Sabda menyebut, kondisi tersebut yang kemudian secara tak langsung perlu diserap industri sebagai langkah penyerapan tenaga kerja. Dia lantas membeberkan sejumlah faktor yang mempengaruhi besarnya porsi tersebut.
Pertama, adalah minimnya masukan terhadap kurikulum dalam pendidikan yang dijalankan. Menurutnya ini jadi tanggung jawab semua pihak termasuk pelaku industri dan akademisi.
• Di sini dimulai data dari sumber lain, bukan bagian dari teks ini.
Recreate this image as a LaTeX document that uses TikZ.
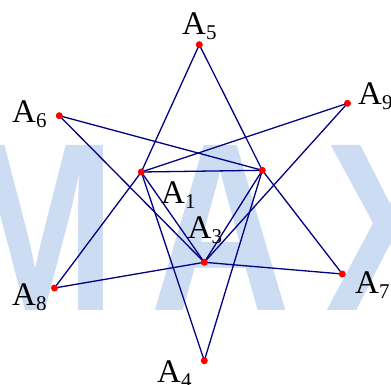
\documentclass[tikz,border=0pt]{standalone}
\usepackage{fontspec}
\setmainfont{Liberation Serif}
\newfontfamily\wmfont{Liberation Sans}
\definecolor{navyline}{RGB}{0,0,128}
\definecolor{wmblue}{RGB}{204,220,243}
\newcommand{\albl}[1]{A\raisebox{-5pt}{\fontsize{21}{21}\selectfont #1}}
\tikzset{
  ln/.style={draw=navyline, line width=1.3pt},
  dot/.style={circle, fill=red, inner sep=0pt, minimum size=7pt},
  lbl/.style={anchor=base west, inner sep=0pt, font=\fontsize{33}{33}\selectfont},
  wm/.style={inner sep=0pt, text=wmblue, font=\wmfont\bfseries\fontsize{240}{240}\selectfont}
}
\begin{document}
\begin{tikzpicture}[x=1pt,y=-1pt]
\useasboundingbox (0,0) rectangle (391,385);
\begin{scope}
\clip (0,0) rectangle (391,385);
\node[wm, anchor=base east] (wmM) at (117,310) {\scalebox{0.81}[1]{M}};
\node[wm, anchor=base west] (wmA) at (150,310) {\scalebox{0.81}[1]{A}};
\node[wm, anchor=base west] (wmX) at (325,310) {\scalebox{0.81}[1]{X}};
\end{scope}
% points
\coordinate (a1) at (141.3,172);
\coordinate (a2) at (262.3,170.3);
\coordinate (a3) at (204.3,262.3);
\coordinate (a4) at (204.3,360.7);
\coordinate (a5) at (199.3,44.7);
\coordinate (a6) at (59.3,115.7);
\coordinate (a7) at (342.3,274);
\coordinate (a8) at (54.5,288);
\coordinate (a9) at (347.5,103.3);
% connectors
\draw[ln] (a1) -- (a2) -- (a3) -- cycle;
\draw[ln] (a1) -- (a5) -- (a2);
\draw[ln] (a1) -- (a4) -- (a2);
\draw[ln] (a2) -- (a6) -- (a3);
\draw[ln] (a2) -- (a7) -- (a3);
\draw[ln] (a1) -- (a8) -- (a3);
\draw[ln] (a1) -- (a9) -- (a3);
% dots
\foreach \p in {a1,a2,a3,a4,a5,a6,a7,a8,a9}
  \node[dot] (d\p) at (\p) {};
% labels
\node[lbl] (l5) at (182,35) {\albl{5}};
\node[lbl] (l6) at (12,123) {\albl{6}};
\node[lbl] (l9) at (358,105) {\albl{9}};
\node[lbl] (l8) at (12,305) {\albl{8}};
\node[lbl] (l7) at (355,293) {\albl{7}};
\node[lbl] (l4) at (157,382) {\albl{4}};
\node[lbl] (l1) at (161,204) {\albl{1}};
\node[lbl] (l3) at (187.5,238) {\albl{3}};
\end{tikzpicture}
\end{document}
Sabda mengaku, setelah menjajaki para bidang sumber daya manusia (SDM) di industri, ada ketidakcocokan antara kebutuhan industri dan lulusan sekolah dan perguruan tinggi. Namun, posisinya bukan pada kemampuan teknikal.
"Apa masalahnya? bukan masalah technical skills aja, tapi yang sering saya dengar, bahwa yang kekurangan itu bukan teknikal skills langsung, tapi softskill atau fundamental skills," ungkapnya.
Faktor-Faktor
Dia mencontohkan, maksudnya adalah kemampuan berpikir calon pekerja. Sebagai contoh, rendahnya pola berpikir secara saintifik atau etos kerja yang dinilai kurang.
"Kalau pengalaman saya didalam perekrutan, misalnya, oke bisa (aplikasi) excel, menguasai alat, iya. Tapi mengambil data yang tepat, memilih data yang tepat, memfilter data yang tepat, begitu. Menguasai bahaasa programming-nya oke, tapi meracik software dengan bagus, itu yang kurang," kata dia mengisahkan.
Kedua, Sabda melihat adanya perkembangan industri yang lebih cepat ketimbang kurikulum di dunia pendidikan. Sehingga penyerapan tenaga kerja lagi-lagi tidak sesuai dengan perkembangan industri.